İNCELEME | SYDNEY OPERA BİNASI: DALGALARIN İÇİNDEN DOĞAN MİMARİ DEVRİMİ

Bir Eskiz, Bir Devrim

Mimarlık tarihinde bazı yapılar sadece bir kent değil, bütün bir çağın ruhunu taşır. 1956’da Yeni Güney Galler hükümeti, Sydney Limanı’nın Bennelong Burnu’na “dünyanın en güzel kültür kompleksi” kurmak için uluslararası bir yarışma açar. 30’dan fazla ülkeden 233 proje gelir. Çoğu klasik kutu biçimindedir; bir tanesi ise birkaç dalgalı karalamadan ibarettir. 38 yaşındaki Danimarkalı Jørn Utzon’un bu eskizlerini kimse ciddiye almaz, ta ki ünlü Fin-Amerikan mimar Eero Saarinen geç kalarak jüri masasına oturana dek. Çizimleri görür görmez ayağa kalkar ve “İşte kazanan bu!” der. O an, 20. yüzyılın en radikal mimari devrimi başlar.

Kürenin İçindeki Kabuklar

Dışarıdan bakınca dev yelkenler ya da açılmış deniz kabukları gibi duran o beyaz çatılar, aslında tesadüf değildir. Utzon önce paraboloid, sonra eliptik paraboloid, ardından hiperpoloit denemeler yapar; hiçbirinde prefabrik elemanlarla ekonomik üretim mümkün olmaz. 1961’de bir akşam, portakal soyarken aklına gelir: tüm kabuklar aynı kürenin farklı kesitleri olursa aynı kalıplar kullanılabilir. Çözüm: çapı 2.160 metre olan hayali bir küre. Bu buluş sayesinde 14 ayrı çatı, sadece 7-8 tip beton nervürle ve 1.056.006 adet kendi kendini temizleyen İsveç seramik karoyla kaplanır. Bugün hâlâ “parametrik mimarlığın atası” olarak okutulur.

Hüzünlü Yıllar

1959’da başlayan inşaat, 1966’da Utzon’un projeyi terk etmesiyle karanlık bir döneme girer. Bütçe 7 milyon Avustralya dolarından 102 milyona fırlar; süre 4 yıldan 14 yıla uzar. Yeni Güney Galler hükümeti ile mimar arasındaki gerginlik dayanılmaz hâle gelir. Utzon ailesiyle birlikte Danimarka’ya döner ve bir daha Avustralya’ya ayak basmaz. 20 Ekim 1973’te Kraliçe II. Elizabeth binayı açar; Utzon davet bile edilmez. Yıllarca iç mekânlar onun ruhundan uzak, soğuk ve işlevsel bir anlayışla kullanılır.

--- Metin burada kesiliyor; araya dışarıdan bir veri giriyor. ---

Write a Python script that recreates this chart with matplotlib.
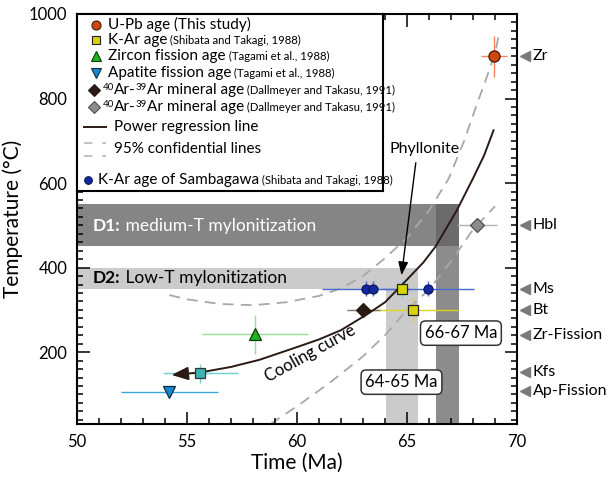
import matplotlib
matplotlib.use('Agg')
import matplotlib.pyplot as plt
from matplotlib.patches import Rectangle
from matplotlib.transforms import blended_transform_factory
from matplotlib.ticker import MultipleLocator

plt.rcParams['font.family'] = ['Lato', 'DejaVu Sans']

# ---------------- data ----------------
upb_age = [68.95]; upb_temp = [900]; upb_xerr = [0.6]; upb_yerr = [48]
kar_age = [64.75, 65.25]; kar_temp = [350, 300]; kar_xerr = [0.0, 2.05]; kar_yerr = [20, 30]
zfis_age = [58.1]; zfis_temp = [242]; zfis_xerr = [2.4]; zfis_yerr = [47]
afis_age = [54.2]; afis_temp = [105]; afis_xerr = [2.2]
kfs_age = [55.6]; kfs_temp = [150]; kfs_xerr = [1.7]; kfs_yerr = [23]
ar_dark_age = [63.0]; ar_dark_temp = [300]; ar_dark_xerr = [0.75]
ar_gray_age = [68.17]; ar_gray_temp = [500]; ar_gray_xerr = [0.9]; ar_gray_yerr = [15]
samb_age = [63.15, 63.45, 65.95]; samb_temp = [350, 350, 350]
samb_xerr = [2.0, 0.0, 2.1]; samb_yerr = [18, 18, 18]

curve_age = [54.3, 55.6, 57.0, 58.3, 60.0, 61.0, 62.0, 63.2, 64.0, 64.75, 65.74,
             66.3, 67.26, 68.0, 68.5, 68.95]
curve_temp = [146, 152, 165, 182, 212, 230, 252, 290, 318, 358, 412,
              450, 535, 611, 665, 727]
upper_age = [54.2, 55.0, 56.5, 58.0, 59.5, 61.0, 62.0, 63.0, 63.9, 65.0, 66.0,
             66.9, 67.6, 68.2, 68.6, 69.0, 69.15]
upper_temp = [335, 325, 314, 311, 318, 333, 351, 380, 418, 470, 535,
              611, 700, 790, 847, 905, 945]
lower_age = [58.8, 60.0, 61.5, 63.0, 64.0, 65.0, 66.0, 67.0, 68.0, 69.0]
lower_temp = [30, 72, 128, 190, 240, 300, 348, 415, 490, 545]

d1_band = (450, 550); d1_xmax = 67.35
d2_band = (350, 400); d2_xmax = 65.5
v_light = (64.05, 65.5); v_light_top = 400
v_dark = (66.3, 67.35); v_dark_top = 550

mineral_labels = ['Zr', 'Hbl', 'Ms', 'Bt', 'Zr-Fission', 'Kfs', 'Ap-Fission']
mineral_temps = [900, 500, 350, 300, 240, 152, 107]

xlim = (50, 70); ylim = (30, 1000)

# ---------------- figure ----------------
W, H = 614, 478
fig = plt.figure(figsize=(W / 100, H / 100), dpi=100)
ax = fig.add_axes([77 / W, (H - 424) / H, 440 / W, 410 / H])
ax.set_xlim(*xlim); ax.set_ylim(*ylim)

# bands
ax.add_patch(Rectangle((xlim[0], d1_band[0]), d1_xmax - xlim[0], d1_band[1] - d1_band[0],
                       facecolor='#858585', edgecolor='none', zorder=0.5))
ax.add_patch(Rectangle((v_dark[0], ylim[0]), v_dark[1] - v_dark[0], v_dark_top - ylim[0],
                       facecolor='#8c8c8c', edgecolor='none', zorder=0.5))
ax.add_patch(Rectangle((v_dark[0], d1_band[0]), v_dark[1] - v_dark[0], d1_band[1] - d1_band[0],
                       facecolor='#6b6b6b', edgecolor='none', zorder=0.6))
ax.add_patch(Rectangle((xlim[0], d2_band[0]), d2_xmax - xlim[0], d2_band[1] - d2_band[0],
                       facecolor='#cbcbcb', edgecolor='none', zorder=0.5))
ax.add_patch(Rectangle((v_light[0], ylim[0]), v_light[1] - v_light[0], v_light_top - ylim[0],
                       facecolor='#cbcbcb', edgecolor='none', zorder=0.5))

# confidence lines
ax.plot(upper_age, upper_temp, color='#a8a8a8', lw=1.3, dashes=(6, 4), zorder=1)
ax.plot(lower_age, lower_temp, color='#a8a8a8', lw=1.3, dashes=(6, 4), zorder=1)

# cooling curve with arrow
ccol = '#2a1a14'
ax.plot(curve_age[1:], curve_temp[1:], color=ccol, lw=1.4, zorder=2.5, solid_capstyle='butt')
ax.annotate('', xy=(curve_age[0], curve_temp[0]), xytext=(curve_age[1], curve_temp[1]),
            arrowprops=dict(arrowstyle='-|>,head_length=1.0,head_width=0.4', color=ccol,
                            lw=1.4, shrinkA=0, shrinkB=0), zorder=2.6)

# error bars
def eb(x, y, xerr, yerr, color, z=2):
    ax.errorbar(x, y, xerr=xerr, yerr=yerr, fmt='none', ecolor=color, elinewidth=1.0,
                capsize=0, zorder=z)

eb(upb_age, upb_temp, upb_xerr, upb_yerr, '#f0845a')
eb(kar_age[1:], kar_temp[1:], kar_xerr[1:], kar_yerr[1:], '#d6d61a')
eb(kar_age[:1], kar_temp[:1], kar_xerr[:1], kar_yerr[:1], '#6fd0d0')
eb(zfis_age, zfis_temp, zfis_xerr, zfis_yerr, '#98e098')
eb(afis_age, afis_temp, afis_xerr, None, '#3aa8e0')
eb(kfs_age, kfs_temp, kfs_xerr, kfs_yerr, '#70d0d0')
eb(ar_dark_age, ar_dark_temp, ar_dark_xerr, None, '#777777')
eb(ar_gray_age, ar_gray_temp, ar_gray_xerr, ar_gray_yerr, '#b0b0b0')
eb(samb_age, samb_temp, samb_xerr, samb_yerr, '#4a6ad0')

# markers
mk = dict(linestyle='none', zorder=3, markeredgewidth=0.9)
ax.plot(upb_age, upb_temp, marker='o', ms=8, mfc='#d2480c', mec='#3a1a0a', **mk)
ax.plot(kar_age, kar_temp, marker='s', ms=7, mfc='#d8d400', mec='#222222', **mk)
ax.plot(zfis_age, zfis_temp, marker='^', ms=9, mfc='#1eb41e', mec='#0a3a0a', **mk)
ax.plot(afis_age, afis_temp, marker='v', ms=9, mfc='#1a88cc', mec='#0a2a40', **mk)
ax.plot(kfs_age, kfs_temp, marker='s', ms=7, mfc='#3cb4b4', mec='#333333', **mk)
ax.plot(ar_dark_age, ar_dark_temp, marker='D', ms=7.5, mfc='#2a1a14', mec='#2a1a14', **mk)
ax.plot(ar_gray_age, ar_gray_temp, marker='D', ms=7.5, mfc='#8c8c8c', mec='#505050', **mk)
ax.plot(samb_age, samb_temp, marker='o', ms=6.5, mfc='#1428a0', mec='#0a1460', **mk)

# band texts (shared baseline)
t1 = ax.text(50.73, 486, 'D1:', color='white', fontsize=12.5, fontweight='bold',
             va='baseline', ha='left', zorder=4)
ax.annotate(' medium-T mylonitization', xy=(1, 486), xycoords=(t1, 'data'), color='white',
            fontsize=12.5, va='baseline', ha='left', zorder=4)
t2 = ax.text(50.73, 363, 'D2:', color='black', fontsize=12.5, fontweight='bold',
             va='baseline', ha='left', zorder=4)
ax.annotate(' Low-T mylonitization', xy=(1, 363), xycoords=(t2, 'data'), color='black',
            fontsize=12.5, va='baseline', ha='left', zorder=4)

# annotations
ax.text(65.8, 680, 'Phyllonite', fontsize=11.5, ha='center', va='center', zorder=4)
ax.annotate('', xy=(64.75, 382), xytext=(65.4, 648),
            arrowprops=dict(arrowstyle='-|>,head_length=0.8,head_width=0.3', color='black',
                            lw=1.0, shrinkA=0, shrinkB=0), zorder=4)
ax.text(60.6, 196, 'Cooling curve', fontsize=12, rotation=29, ha='center', va='center',
        rotation_mode='anchor', zorder=4)
box = dict(boxstyle='round,pad=0.25,rounding_size=0.3', fc='white', ec='#333333', lw=1.1)
ax.text(64.75, 129, '64-65 Ma', fontsize=12, ha='center', va='center', bbox=box, zorder=4)
ax.text(67.45, 245, '66-67 Ma', fontsize=12, ha='center', va='center', bbox=box, zorder=4)

# right-side mineral labels
tr = blended_transform_factory(ax.transAxes, ax.transData)
for lab, tv in zip(mineral_labels, mineral_temps):
    ax.plot([1.019], [tv], marker='<', ms=7, color='#7a7a7a', transform=tr, clip_on=False,
            linestyle='none')
    ax.text(1.036, tv, lab, transform=tr, fontsize=11.5, ha='left', va='center')

# axes styling
ax.xaxis.set_major_locator(MultipleLocator(5))
ax.xaxis.set_minor_locator(MultipleLocator(1))
ax.yaxis.set_major_locator(MultipleLocator(200))
ax.yaxis.set_minor_locator(MultipleLocator(20))
ax.tick_params(which='both', direction='in', top=True, right=True, width=1.1, color='black')
ax.tick_params(which='major', length=9, labelsize=12, pad=7)
ax.tick_params(which='minor', length=4.5)
for s in ax.spines.values():
    s.set_linewidth(1.5)
ax.set_xlabel('Time (Ma)', fontsize=15, labelpad=2)
ax.set_ylabel('Temperature (°C)', fontsize=15, labelpad=4)

# ---------------- legend (custom box) ----------------
lx0, ly_top, lw_, lh_ = 77, 14, 306, 177
lg = fig.add_axes([lx0 / W, (H - ly_top - lh_) / H, lw_ / W, lh_ / H], zorder=5)
lg.set_xlim(0, lw_); lg.set_ylim(lh_, 0)
lg.set_xticks([]); lg.set_yticks([])
for s in lg.spines.values():
    s.set_linewidth(1.5)

def chain(x, yb, parts):
    """parts: list of (text, fontsize, raise_px)"""
    prev = None
    for txt, fs, rz in parts:
        if prev is None:
            prev = lg.text(x, yb - rz, txt, fontsize=fs, va='baseline', ha='left')
        else:
            prev = lg.annotate(txt, xy=(1, yb - rz), xycoords=(prev, 'data'), fontsize=fs,
                               va='baseline', ha='left')
    return prev

def entry(yc, x_text, main, cite, fs_main=11, fs_cite=8.2):
    yb = yc + 4.2
    parts = [(main, fs_main, 0)]
    if cite:
        parts.append((' ' + cite, fs_cite, 0))
    chain(x_text, yb, parts)

def ar_entry(yc, x_text, cite):
    yb = yc + 4.2
    chain(x_text, yb, [('40', 7, 4.5), ('Ar-', 11, 0), ('39', 7, 4.5),
                       ('Ar mineral age', 11, 0), (' ' + cite, 8.2, 0)])

lm = dict(linestyle='none', markeredgewidth=0.8)
lg.plot([19], [10.7], marker='o', ms=6.5, mfc='#d2480c', mec='#3a1a0a', **lm)
entry(10.7, 31, 'U-Pb age (This study)', None)
lg.plot([19], [26.3], marker='s', ms=6, mfc='#d8d400', mec='#222222', **lm)
entry(26.3, 31, 'K-Ar age', '(Shibata and Takagi, 1988)')
lg.plot([19], [42], marker='^', ms=7, mfc='#1eb41e', mec='#0a3a0a', **lm)
entry(42, 31, 'Zircon fission age', '(Tagami et al., 1988)')
lg.plot([19], [58.7], marker='v', ms=7, mfc='#1a88cc', mec='#0a2a40', **lm)
entry(58.7, 31, 'Apatite fission age', '(Tagami et al., 1988)')
lg.plot([17], [76.3], marker='D', ms=6.5, mfc='#2a1a14', mec='#2a1a14', **lm)
ar_entry(76.3, 25.5, '(Dallmeyer and Takasu, 1991)')
lg.plot([17], [93], marker='D', ms=6.5, mfc='#8c8c8c', mec='#505050', **lm)
ar_entry(93, 25.5, '(Dallmeyer and Takasu, 1991)')
lg.plot([7, 29], [113, 113], color=ccol, lw=1.4)
entry(113, 37, 'Power regression line', None)
lg.plot([7, 29], [129, 129], color='#b8b8b8', lw=1.2, dashes=(5, 6))
lg.plot([7, 29], [142, 142], color='#b8b8b8', lw=1.2, dashes=(5, 6))
entry(135, 37, '95% confidential lines', None)
lg.plot([11], [166], marker='o', ms=5.5, mfc='#1428a0', mec='#0a1460', **lm)
entry(166, 21, 'K-Ar age of Sambagawa', '(Shibata and Takagi, 1988)')

fig.savefig('out.png', dpi=100)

Yarım Asır Sonra Gelen Barış

1999’da mucizevi bir uzlaşma olur. Yaşlı ve hasta Utzon, oğlu Jan ve kızı Lin ile “Utzon Design Principles” adlı rehberi hazırlar. Opera House Trust mimarı onursal danışman ilan eder. 2004’ten itibaren batı kolonadı, Resepsiyon Salonu ve 2009’da açılan Utzon Odası, onun 1957 çizimlerine sadık kalınarak yeniden tasarlanır. Kırmızı-kahverengi tonları ve Danimarka ahşabıyla Utzon Odası, mimarın hayattayken tamamlanmış görebildiği tek iç mekândır. 2003’te Pritzker Ödülü’nü alır; 2007’de UNESCO Dünya Mirası olur. 29 Kasım 2008’de öldüğünde vasiyeti yerine getirilir: külleri Sydney Limanı’nın sularına serpilir.

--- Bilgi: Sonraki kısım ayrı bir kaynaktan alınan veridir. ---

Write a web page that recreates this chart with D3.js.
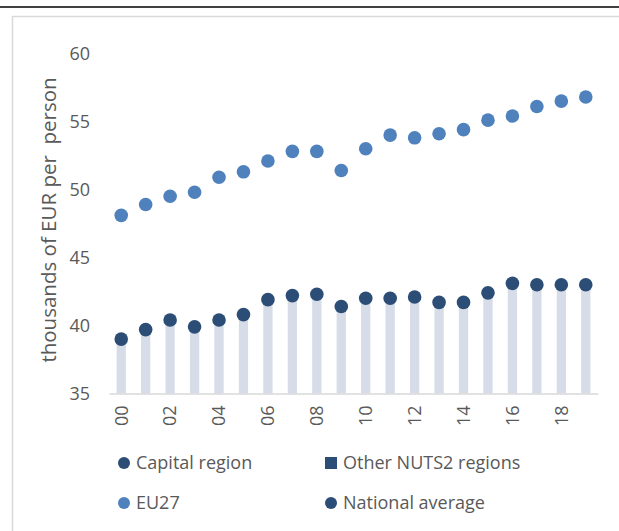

Bugün: Hâlâ Nefes Alan Bir Heykel

2023’te 50. yılını kutlayan yapı, her yıl 11 milyona yakın ziyaretçi çeker. Sabahın ilk ışıklarıyla pembe, öğle vakti bembeyaz, gün batarken turuncu ve kızıl tonlara bürünen seramik yüzeyler, binayı cansız bir yapı olmaktan çıkarır. 2022’de tamamlanan 275 milyon dolarlık yenileme sonrası Concert Hall, akustiğiyle Viyana Musikverein ve Amsterdam Concertgebouw ile birlikte dünyanın en iyi ilk beş salonu arasına girer. Merdivenlerinde düğün fotoğrafları çekilir, çatısında yoga yapılır, limanda milyonlarca insan yeni yılı burada karşılar.

Sydney Opera Binası artık bir opera binası değildir; Avustralya’nın yaratıcı kimliğinin, cesaretin ve hayal gücünün yaşayan simgesidir. Utzon’ın dalgaları hâlâ konuşur, hâlâ ilham verir.